While $P\Rightarrow Q$ and itself are obviously equivalent, its contrapositive version $\neg Q \Rightarrow \neg P$ also works. However, I'm unsure if $P\land Q$ and $[P\land(P\Rightarrow Q)]\Rightarrow Q$ should also be included.
- Find all statements logically equivalent to $\neg(P\Rightarrow Q)$.
I want to say $P\Rightarrow\neg Q$ and $P\land\neg Q$ are equivalence statements but I feel like there may be more.
- Find all statements logically equivalent to $P\lor Q$.
I thought about using a negation of negations via DeMorgan's Laws but no such thing was listed as a possibility, so I can't think of any above statements being equivalent to this one (except itself).

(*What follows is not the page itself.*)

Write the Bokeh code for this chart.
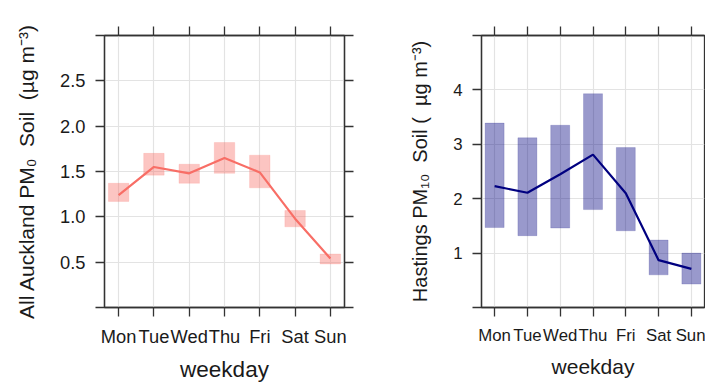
from bokeh.plotting import figure
from bokeh.layouts import row
from bokeh.models import LinearAxis, FixedTicker, CustomJSTickFormatter, ColumnDataSource
from bokeh.embed import file_html
from bokeh.resources import INLINE

# Weekday profiles of the soil component of PM (mean with 95% interval)
days = ["Mon", "Tue", "Wed", "Thu", "Fri", "Sat", "Sun"]
day_pos = [1, 2, 3, 4, 5, 6, 7]

auck_mean = [1.24, 1.55, 1.48, 1.65, 1.49, 0.98, 0.54]
auck_lower = [1.17, 1.46, 1.37, 1.48, 1.32, 0.89, 0.48]
auck_upper = [1.37, 1.70, 1.58, 1.82, 1.68, 1.07, 0.59]

hast_mean = [2.23, 2.11, 2.45, 2.81, 2.10, 0.87, 0.71]
hast_lower = [1.47, 1.32, 1.46, 1.80, 1.41, 0.60, 0.43]
hast_upper = [3.39, 3.12, 3.35, 3.93, 2.94, 1.24, 1.00]

auck_yticks = [0, 0.5, 1.0, 1.5, 2.0, 2.5, 3.0]
hast_yticks = [0, 1, 2, 3, 4, 5]

NB = "\u00a0"
auck_ylabel = f"All Auckland PM\u2080{NB}{NB}Soil{NB}{NB}(\u00b5g{NB}m\u207b\u00b3)"
hast_ylabel = f"Hastings PM\u2081\u2080{NB}{NB}Soil{NB}({NB}{NB}\u00b5g{NB}m\u207b\u00b3)"

FONT = "Liberation Sans"
FRAME = "#333333"
TEXT = "#1a1a1a"
GRID = "#e3e3e3"
HALF_W = 0.29


def day_formatter():
    return CustomJSTickFormatter(args=dict(names=days),
                                 code="return names[Math.round(tick) - 1] || '';")


def y_formatter(lo, hi, digits):
    return CustomJSTickFormatter(
        args=dict(lo=lo, hi=hi, d=digits),
        code="return (tick <= lo || tick >= hi) ? '' : tick.toFixed(d);")


blank = CustomJSTickFormatter(code="return '';")


def style_axis(ax, ticks, fmt, size):
    ax.ticker = FixedTicker(ticks=ticks)
    ax.formatter = fmt
    ax.axis_line_color = FRAME
    ax.axis_line_width = 1.3
    ax.major_tick_line_color = FRAME
    ax.major_tick_line_width = 1.3
    ax.major_tick_in = 0
    ax.major_tick_out = 9
    ax.minor_tick_line_color = None
    ax.major_label_text_font = FONT
    ax.major_label_text_font_size = size
    ax.major_label_text_color = TEXT
    ax.axis_label_text_font = FONT
    ax.axis_label_text_font_style = "normal"
    ax.axis_label_text_color = TEXT


def panel(width, borders, yr, yticks, ydig, mean, lower, upper, color,
          ylabel, tick_size, xlabel_size, ylabel_size, right_ticks):
    left, right, top, bottom = borders
    p = figure(width=width, height=386, x_range=(0.6, 7.4), y_range=yr,
               output_backend="svg", toolbar_location=None,
               min_border_left=left, min_border_right=right,
               min_border_top=top, min_border_bottom=bottom,
               background_fill_color="white", border_fill_color="white")
    p.outline_line_color = FRAME
    p.outline_line_width = 1.3

    p.xgrid.ticker = FixedTicker(ticks=day_pos)
    p.ygrid.ticker = FixedTicker(ticks=yticks[1:-1])
    for g in (p.xgrid[0], p.ygrid[0]):
        g.grid_line_color = GRID
        g.grid_line_width = 1.2

    src = ColumnDataSource(dict(
        x=day_pos, mean=mean,
        left=[d - HALF_W for d in day_pos], right=[d + HALF_W for d in day_pos],
        lower=lower, upper=upper))
    p.quad(left="left", right="right", bottom="lower", top="upper", source=src,
           fill_color=color, fill_alpha=0.4, line_color=color, line_alpha=0.15,
           line_width=1)
    p.line(x="x", y="mean", source=src, line_color=color, line_width=2.2)

    xa = p.xaxis[0]
    style_axis(xa, day_pos, day_formatter(), tick_size)
    xa.major_label_standoff = 9
    xa.axis_label = "weekday"
    xa.axis_label_text_font_size = xlabel_size
    xa.axis_label_standoff = 7

    ya = p.yaxis[0]
    style_axis(ya, yticks, y_formatter(yticks[0], yticks[-1], ydig), tick_size)
    ya.major_label_standoff = 10
    ya.axis_label = ylabel
    ya.axis_label_text_font_size = ylabel_size
    ya.axis_label_standoff = 19

    top_ax = LinearAxis()
    style_axis(top_ax, day_pos, blank, "1px")
    top_ax.major_label_standoff = 0
    p.add_layout(top_ax, "above")

    if right_ticks:
        right_ax = LinearAxis()
        style_axis(right_ax, yticks, blank, "1px")
        right_ax.major_label_standoff = 0
        p.add_layout(right_ax, "right")
    return p


p1 = panel(360, (104, 16, 32, 78), (0, 3.0), auck_yticks, 1,
           auck_mean, auck_lower, auck_upper, "#f86e66",
           auck_ylabel, "18.3px", "22.5px", "21px", True)
p2 = panel(345, (121, 1, 35, 79), (0, 5), hast_yticks, 0,
           hast_mean, hast_lower, hast_upper, "#000080",
           hast_ylabel, "16.8px", "21px", "20px", False)

layout = row(p1, p2)
open("out.html", "w").write(file_html(layout, INLINE))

- Which of these are tautologies?
$P\lor\neg P$ is an obvious tautology since $P$ is either true or false.
$[P\land(P\Rightarrow Q)]\Rightarrow Q$ is a tautology because if $P$ implies $Q$ and $Q$ is true, then $P$ must be true.
Again, I'm sorry for how bulky this question is but I need to assure myself that I'm not overlooking any equivalences or tautologies. Thanks for taking the time to read this.